---------- Exercise data ----------
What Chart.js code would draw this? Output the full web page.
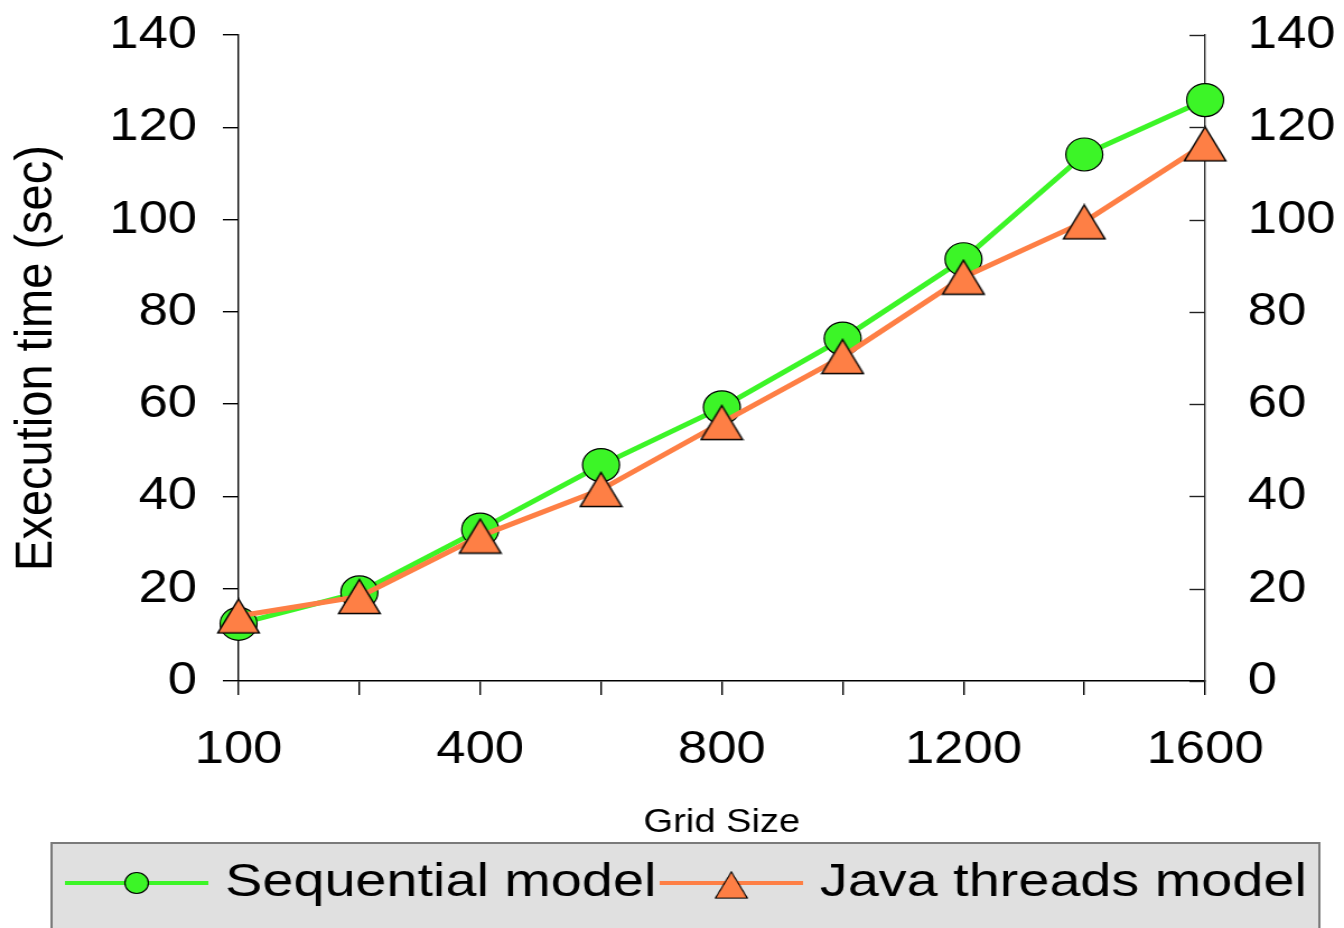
<!DOCTYPE html>
<html lang="en">
<head>
<meta charset="UTF-8" />
<title>Execution time vs grid size</title>
<style>
  html,body{margin:0;padding:0;background:#fff;overflow:hidden;}
  /* the figure is drawn 1200 wide and widened to 1344 on screen */
  #chart{transform:scaleX(1.12);transform-origin:0 0;}
</style>
<script src="https://cdn.jsdelivr.net/npm/chart.js"></script>
</head>
<body>
<canvas id="chart" width="1200" height="928"></canvas>

<script>
/* ---- data ---- */
const gridSizes  = ['100', '200', '400', '600', '800', '1000', '1200', '1400', '1600'];
const sequential = [12.4, 19.2, 32.8, 46.8, 59.3, 74.2, 91.4, 114.1, 125.9];
const javaThreads = [14.1, 18.3, 31.4, 41.5, 56.0, 70.3, 87.5, 99.5, 116.4];
const yTicks = [0, 20, 40, 60, 80, 100, 120, 140];

const GREEN  = '#3cf527';
const ORANGE = '#fe7f45';
const FONT   = '"Liberation Sans", Arial, Helvetica, sans-serif';

/* triangle marker centred on its bounding box (the built-in one sits low) */
function triangleImage(w, h, fill) {
  const c = document.createElement('canvas');
  const bw = 1.5;
  c.width = Math.ceil(w + bw * 2);
  c.height = Math.ceil(h + bw * 2);
  const g = c.getContext('2d');
  g.fillStyle = fill;
  g.strokeStyle = '#000';
  g.lineWidth = bw;
  g.lineJoin = 'miter';
  g.beginPath();
  g.moveTo(c.width / 2, bw);
  g.lineTo(c.width - bw, c.height - bw);
  g.lineTo(bw, c.height - bw);
  g.closePath();
  g.fill();
  g.stroke();
  return c;
}
const triMarker = triangleImage(37, 34, ORANGE);

/* keep the plot box fixed: scales add no overflow padding of their own */
function noOverflow(s) {
  s.paddingTop = 0; s.paddingBottom = 0;
  s.paddingLeft = 0; s.paddingRight = 0;
}

/* short inward ticks on the right-hand axis */
const innerTicks = {
  id: 'innerTicks',
  afterDraw(chart) {
    const s = chart.scales.y2, ctx = chart.ctx;
    ctx.save();
    ctx.strokeStyle = '#222';
    ctx.lineWidth = 1.4;
    s.ticks.forEach(t => {
      const y = Math.round(s.getPixelForValue(t.value)) + 0.5;
      ctx.beginPath();
      ctx.moveTo(s.left - 14, y);
      ctx.lineTo(s.left, y);
      ctx.stroke();
    });
    ctx.restore();
  }
};

/* grey boxed legend: line sample with marker, then label */
const boxLegend = {
  id: 'boxLegend',
  afterDraw(chart) {
    const ctx = chart.ctx;
    ctx.save();
    ctx.fillStyle = '#e0e0e0';
    ctx.strokeStyle = '#7a7a7a';
    ctx.lineWidth = 2;
    ctx.fillRect(46, 843, 1132, 110);
    ctx.strokeRect(46, 843, 1132, 110);

    const y = 883, textScale = 1.06;
    let x = 58;
    ctx.font = '47px ' + FONT;
    ctx.textBaseline = 'middle';
    chart.data.datasets.forEach(ds => {
      ctx.strokeStyle = ds.borderColor;
      ctx.lineWidth = 4;
      ctx.beginPath();
      ctx.moveTo(x, y);
      ctx.lineTo(x + 128, y);
      ctx.stroke();

      const mx = x + 64;
      if (typeof ds.pointStyle === 'string') {
        ctx.fillStyle = ds.pointBackgroundColor;
        ctx.strokeStyle = '#000';
        ctx.lineWidth = 1.2;
        ctx.beginPath();
        ctx.arc(mx, y, 10.5, 0, Math.PI * 2);
        ctx.fill();
        ctx.stroke();
      } else {
        const img = ds.pointStyle, k = 0.77;
        ctx.drawImage(img, mx - img.width * k / 2, y + 2 - img.height * k / 2, img.width * k, img.height * k);
      }

      ctx.save();
      ctx.translate(x + 143, y);
      ctx.scale(textScale, 1);
      ctx.fillStyle = '#000';
      ctx.fillText(ds.label, 0, 0);
      ctx.restore();
      x += 143 + ctx.measureText(ds.label).width * textScale + 3;
    });
    ctx.restore();
  }
};

new Chart(document.getElementById('chart'), {
  type: 'line',
  data: {
    labels: gridSizes,
    datasets: [
      {
        label: 'Sequential model',
        data: sequential,
        borderColor: GREEN,
        borderWidth: 5,
        pointStyle: 'circle',
        pointRadius: 16.5,
        pointBackgroundColor: GREEN,
        pointBorderColor: '#000',
        pointBorderWidth: 1.2,
        order: 2
      },
      {
        label: 'Java threads model',
        data: javaThreads,
        borderColor: ORANGE,
        borderWidth: 5,
        pointStyle: triMarker,
        pointRadius: 18,
        pointBackgroundColor: ORANGE,
        order: 1
      }
    ]
  },
  options: {
    responsive: false,
    animation: false,
    layout: { padding: { top: 35, bottom: 85, left: 0, right: 0 } },
    plugins: { legend: { display: false }, tooltip: { enabled: false } },
    scales: {
      x: {
        type: 'category',
        offset: false,
        border: { display: true, color: '#000', width: 1.4 },
        grid: { display: true, drawOnChartArea: false, drawTicks: true, tickLength: 14, color: '#000', lineWidth: 1.4 },
        ticks: {
          autoSkip: false,
          maxRotation: 0,
          padding: 27,
          color: '#000',
          font: { family: FONT, size: 47 },
          callback: (v, i) => (i % 2 === 0 ? gridSizes[i] : '')
        },
        title: {
          display: true,
          text: 'Grid Size',
          color: '#000',
          font: { family: FONT, size: 34 },
          padding: { top: 0, bottom: 0 }
        },
        afterFit: s => { s.height = 162; noOverflow(s); }
      },
      y: {
        position: 'left',
        min: 0,
        max: 140,
        afterBuildTicks: s => { s.ticks = yTicks.map(v => ({ value: v })); },
        border: { display: true, color: '#000', width: 1.4 },
        grid: { display: true, drawOnChartArea: false, drawTicks: true, tickLength: 14, color: '#000', lineWidth: 1.4 },
        ticks: { padding: 23, color: '#000', font: { family: FONT, size: 47 } },
        title: {
          display: true,
          text: 'Execution time (sec)',
          color: '#000',
          font: { family: FONT, size: 47 },
          padding: { top: 5, bottom: 0 }
        },
        afterFit: s => { s.width = 213; noOverflow(s); }
      },
      y2: {
        position: 'right',
        min: 0,
        max: 140,
        z: 1,
        afterBuildTicks: s => { s.ticks = yTicks.map(v => ({ value: v })); },
        border: { display: true, color: '#333', width: 1.4 },
        grid: { display: false, drawOnChartArea: false, drawTicks: false },
        ticks: { padding: 38, color: '#000', font: { family: FONT, size: 47 } },
        afterFit: s => { s.width = 124; noOverflow(s); }
      }
    }
  },
  plugins: [innerTicks, boxLegend]
});
</script>
</body>
</html>
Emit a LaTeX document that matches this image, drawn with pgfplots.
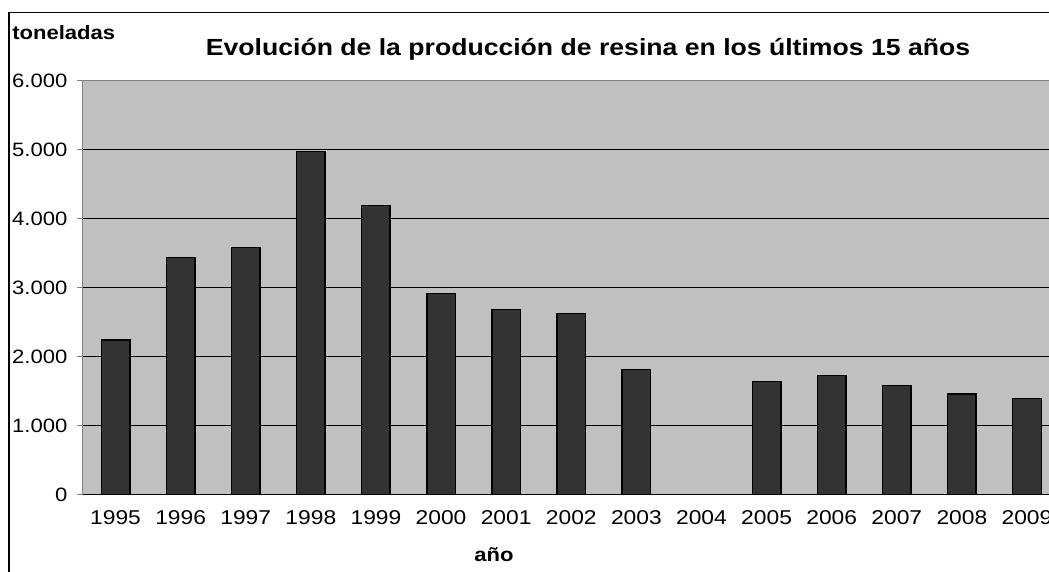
\documentclass[border=0pt]{standalone}
\usepackage{pgfplots}
\pgfplotsset{compat=1.18}
\usepackage{fontspec}
\setmainfont{Liberation Sans}[FakeStretch=1.14]
\definecolor{plotgray}{HTML}{C0C0C0}
\definecolor{bardark}{HTML}{333333}
\definecolor{bordergray}{HTML}{808080}
\newcommand\px[2]{(#1*0.75pt,-#2*0.75pt)}
\begin{document}
\begin{tikzpicture}
% chart area frame
\draw[black, line width=0.8pt] \px{9}{590} -- \px{9}{12.3} -- \px{1070}{12.3};
\begin{axis}[
  at={(62.25pt,-370.875pt)}, anchor=south west,
  width=732.4pt, height=310.5pt, scale only axis,
  xmin=-0.5, xmax=14.5, ymin=0, ymax=6000,
  axis background/.style={fill=plotgray},
  axis line style={bordergray, line width=0.75pt},
  ytick={0,1000,2000,3000,4000,5000,6000},
  yticklabels={0,1.000,2.000,3.000,4.000,5.000,6.000},
  xtick={0,...,14},
  xticklabels={1995,1996,1997,1998,1999,2000,2001,2002,2003,2004,2005,2006,2007,2008,2009},
  minor xtick={-0.5,0.5,...,14.5},
  xtick pos=bottom, ytick pos=left,
  tick align=outside,
  major tick length=4.5pt, minor tick length=4.5pt,
  xtick style={draw=none},
  minor x tick style={bordergray, line width=0.75pt},
  ytick style={bordergray, line width=0.75pt},
  ymajorgrids, major grid style={black, line width=0.75pt},
  tick label style={font=\fontsize{15}{17}\selectfont, text=black},
  y tick label style={font=\fontsize{14.5}{17}\selectfont, xshift=-3.75pt},
  x tick label style={inner sep=0pt, yshift=-7pt},
  ybar, bar width=0.438, bar shift=0pt,
]
\addplot[fill=bardark, draw=black, line width=1.1pt] coordinates {
  (0,2240) (1,3435) (2,3580) (3,4970) (4,4185) (5,2910) (6,2680) (7,2625)
  (8,1810) (10,1635) (11,1725) (12,1580) (13,1460) (14,1395)
};
\end{axis}
\draw[black, line width=0.75pt] \px{83}{494.5} -- \px{1070}{494.5};
\node[anchor=base west, inner sep=0pt, font=\bfseries\fontsize{14.5}{17}\selectfont] at \px{12}{39} {toneladas};
\node[anchor=base, inner sep=0pt, font=\bfseries\fontsize{17.5}{20}\selectfont] at \px{588}{55} {Evolución de la producción de resina en los últimos 15 años};
\node[anchor=base, inner sep=0pt, font=\bfseries\fontsize{14.5}{17}\selectfont] at \px{494}{561} {año};
\pgfresetboundingbox
\path[use as bounding box] \px{0}{0} rectangle \px{1049}{571};
\end{tikzpicture}
\end{document}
----------
What is asked: Extract from the material all lines containing the string "with".

Right answer:
/* grey boxed legend: line sample with marker, then label */
Emit a LaTeX document that matches this image, drawn with pgfplots.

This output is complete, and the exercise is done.